Announcing the review, the Minister expressed concerns that quality was suffering at the expense of quantity, following the removal of the cap and the introduction of the demand-driven system in 2012 by the Labor Government. The inquiry will consider whether there is evidence of any potential adverse impacts on the quality of teaching and of future graduates as a result of increased numbers and will ask what measures being taken by universities to ensure quality teaching is maintained and enhanced in the demand-driven system.
The Minister seems then to have answered his own question about the degree to which the result has been increased participation in the Terms of Reference for the Review, noting that the introduction of the demand-driven system has seen the number of Commonwealth supported places increase from around 469,000 in 2009 to an estimated 577,000 in 2013.
So we can assume that the questions regarding the needs of the economy and the access for disadvantaged groups of students will be at the heart of the inquiry – and given the political colour of this government my money is on concern about economic value ahead of equity.
The Government is appropriately concerned that expansion in higher education both enhances the knowledge and capabilities of Australians and delivers quality graduates who are able to contribute to their society and thrive in the global economy.
But the danger is that if knowledge, capabilities and contribution to society are too narrowly defined, creative arts – along with pure science and much of humanities – will be sacrificed to a short-term vision that sees universities as factories for producing doctors, lawyers and accountants.
Despite ongoing work to measure the value of the arts in social and economic terms and excellent evidence of the transformational power of the arts in education, creative fields are inevitably vulnerable to any attempt to quantify or contain learning. Such restrictions are particularly problematic when they attempt to use purely economic criteria to justify contribution to society.
If the universities inquiry focuses on graduate careers, it will inevitably find universities are producing creative arts graduate who are not employed directly using the skills they acquired at university. It may, if it looks more carefully, find people who deliver creative thinking in other careers whether in the burgeoning applied creative sector or more broadly in business or the professions. It probably won’t find the people who are enhancing their own lives, their relationships and our society through bring music or beauty or original thinking into our lives.
There is, of course, an argument that the Government should not pay for any of this, that it should only pay for pragmatic applied education to deliver people into needed careers and that all the rest are frills.
But to argue this is to dismantle the university model and replace it with a narrow functionalism that would impede are growth both as an economy and a society. The very word ‘university’ is derived from the university’s place in providing holistic learning, producing men and women with trained minds to apply to whatever life throws at them rather than merely training to do a technical job.
In an age when tomorrow’s careers are yet to be invented we need to avoid second-guessing and narrowing educational options as a way of saving money.

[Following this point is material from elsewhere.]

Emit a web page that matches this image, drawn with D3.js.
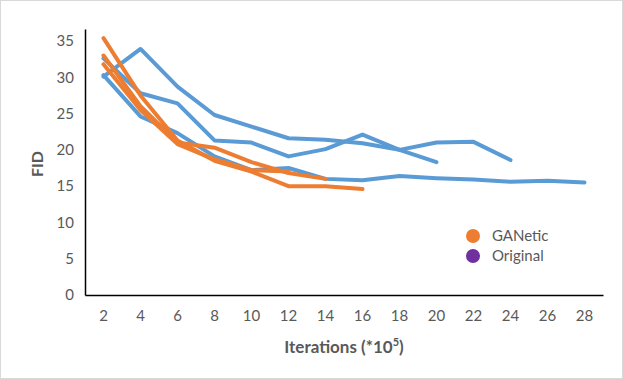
<!DOCTYPE html>
<html>
<head>
<meta charset="utf-8">
<script src="https://cdn.jsdelivr.net/npm/d3@7"></script>
<style>
  body { margin: 0; background: #fff; }
  text { font-family: Lato, "Open Sans", sans-serif; }
</style>
</head>
<body>
<div id="chart"></div>
<script>
// iterations (*10^5)
const iterations = [2, 4, 6, 8, 10, 12, 14, 16, 18, 20, 22, 24, 26, 28];
const yTicks = [0, 5, 10, 15, 20, 25, 30, 35];

// blue runs
const blueA = [30.1, 33.9, 28.7, 24.8, 23.2, 21.6, 21.4, 20.9, 20.0, 18.3];
const blueB = [32.6, 27.8, 26.4, 21.3, 21.0, 19.1, 20.1, 22.1, 20.0, 21.0, 21.1, 18.6];
const blueC = [30.3, 24.6, 22.3, 19.1, 17.2, 17.5, 16.0, 15.8, 16.4, 16.1, 15.9, 15.6, 15.75, 15.5];
// orange runs
const orangeA = [35.4, 27.5, 21.3, 18.5, 17.0, 15.0, 15.0, 14.6];
const orangeB = [33.0, 26.0, 21.0, 20.3, 18.3, 16.8, 16.0];
const orangeC = [31.8, 25.5, 20.8, 18.7, 17.2, 17.0];

const legendNames = ["GANetic", "Original"];
const legendColors = ["#ED7D31", "#7030A0"];

const blue = "#5B9BD5", orange = "#ED7D31";
const series = [
  {values: blueA, color: blue},
  {values: blueB, color: blue},
  {values: blueC, color: blue},
  {values: orangeA, color: orange},
  {values: orangeB, color: orange},
  {values: orangeC, color: orange}
];

const W = 623, H = 379;
const margin = {top: 29, right: 20, bottom: 84, left: 85};

const svg = d3.select("#chart").append("svg")
  .attr("width", W).attr("height", H);

// chart border
svg.append("rect")
  .attr("x", 0.5).attr("y", 0.5)
  .attr("width", W - 1).attr("height", H - 1)
  .attr("fill", "#fff").attr("stroke", "#d9d9d9");

const x = d3.scaleBand()
  .domain(iterations)
  .range([margin.left, W - margin.right]);

const y = d3.scaleLinear()
  .domain([0, 36.65])
  .range([H - margin.bottom, margin.top]);

// x axis
const xAxis = svg.append("g")
  .attr("transform", `translate(0,${H - margin.bottom})`)
  .call(d3.axisBottom(x).tickSize(0).tickPadding(15));
xAxis.select(".domain").attr("stroke", "#000").attr("stroke-width", 1.5);
xAxis.selectAll("text").attr("font-size", 15).attr("fill", "#595959")
  .attr("font-family", "Lato, 'Open Sans', sans-serif");

// y axis
const yAxis = svg.append("g")
  .attr("transform", `translate(${margin.left},0)`)
  .call(d3.axisLeft(y).tickValues(yTicks).tickSize(0).tickPadding(11));
yAxis.select(".domain").attr("stroke", "#000").attr("stroke-width", 1.5);
yAxis.selectAll("text").attr("font-size", 15).attr("fill", "#595959")
  .attr("font-family", "Lato, 'Open Sans', sans-serif");

// lines
const line = d3.line()
  .x((d, i) => x(iterations[i]) + x.bandwidth() / 2)
  .y(d => y(d));

svg.selectAll("path.run")
  .data(series)
  .join("path")
  .attr("class", "run")
  .attr("fill", "none")
  .attr("stroke", d => d.color)
  .attr("stroke-width", 4)
  .attr("stroke-linejoin", "round")
  .attr("stroke-linecap", "round")
  .attr("d", d => line(d.values));

// axis titles
const xt = svg.append("text")
  .attr("x", (margin.left + W - margin.right) / 2)
  .attr("y", 353)
  .attr("text-anchor", "middle")
  .attr("font-size", 17)
  .attr("font-weight", "bold")
  .attr("fill", "#595959")
  .text("Iterations (*10");
xt.append("tspan").attr("dy", -7).attr("font-size", 11).text("5");
xt.append("tspan").attr("dy", 7).text(")");

svg.append("text")
  .attr("transform", `translate(43,${(margin.top + H - margin.bottom) / 2 + 2}) rotate(-90)`)
  .attr("text-anchor", "middle")
  .attr("font-size", 16)
  .attr("font-weight", "bold")
  .attr("fill", "#595959")
  .text("FID");

// legend
const legend = svg.append("g").attr("transform", "translate(473,236)");
legend.selectAll("circle")
  .data(legendNames)
  .join("circle")
  .attr("cx", 0)
  .attr("cy", (d, i) => i * 20)
  .attr("r", 7)
  .attr("fill", (d, i) => legendColors[i]);
legend.selectAll("text")
  .data(legendNames)
  .join("text")
  .attr("x", 19)
  .attr("y", (d, i) => i * 20)
  .attr("dy", "0.36em")
  .attr("font-size", 15)
  .attr("fill", "#595959")
  .text(d => d);
</script>
</body>
</html>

Education is expensive and it is inevitable that a Government which has come to power on a platform of a platform of budget stringency will be looking for savings. But picking winners among 18-year-olds and leaving an increasing proportion of students without access to tertiary education is no way to enhance the creativity or robustness of an economy.
If Christopher Pyne is committed to not reintroducing the cap but is unhappy with the cost of places driven by demand his other option may be a cap-by-stealth, through lowered subsidies and increased university fees. The Howard Government Minister for Education Dr David Kemp and his former advisor Andrew Norton have been appointed to run the inquiry. As Minister for Education Dr Kemp supported a demand-driven system but also argued, in a leaked Cabinet submission, for the abolition of HECS to be replaced by a loan-scheme and for an open market that would lead to higher tuition fees.
Such an outcome would have a similar effect to a cap, privileging professional courses where students could afford to borrow on the promised of generous salaries ahead of creative or ‘pure’ education.
Those concerned about the creative arts economy and particularly the arts education sector would do well to participate in this conversation.
The full Terms of Reference are available from the Review of the Demand Driven Funding System. Written submissions should be emailed to DDSreview@education.gov.au by midday (AEST) on Monday 16 December 2013.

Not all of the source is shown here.